Probing Sub-GeV Mass Strongly Interacting Dark Matter with a Low-Threshold Surface Experiment

Using data from the $\nu$-cleus detector, based on the surface of Earth, we place constraints on dark matter in the form of strongly interacting massive particles (SIMPs) which interact with nucleons via nuclear-scale cross sections. For large SIMP-nucleon cross sections, the sensitivity of traditional direct dark matter searches using underground experiments is limited by the energy loss experienced by SIMPs, due to scattering with the rock overburden and experimental shielding on their way to the detector apparatus. Hence, a surface-based experiment is ideal for a SIMP search, despite the much larger background resulting from the lack of shielding.

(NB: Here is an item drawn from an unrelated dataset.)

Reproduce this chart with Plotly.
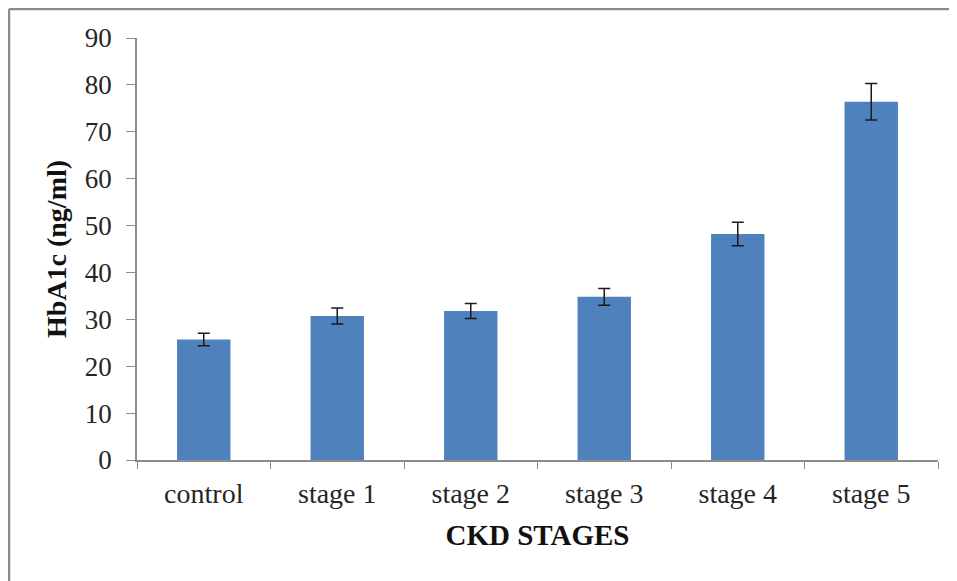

We show using data from a recent surface run of a low-threshold cryogenic detector that values of the SIMP-nucleon cross section up to approximately ${10}^{-27}{\mathrm{cm}}^2$ can be excluded for SIMPs with masses above 100 MeV.

Figure 1

Recoil spectra of 1 GeV mass SIMP dark matter for different values of the interaction cross section with nucleons ${\sigma }_n$, averaged over the duration of the experimental run time, for the 2017 surface run configuration. We also show as black points the data from the dark matter search performed by the CRESST Collaboration using the $\nu$-cleus experiment in Ref. [8], which we use to set exclusion limits in this work.

Figure 2

Excluded regions of DM mass and cross section at 95% confidence from various “direct” experiments (filled), including our reanalysis of the data from the dark matter search performed by the CRESST Collaboration with the $\nu$-cleus apparatus in Ref. [8], and the projected region of exclusion (dashed line) from a surface run using the apparatus described in this work with a low-energy threshold of 4 eV.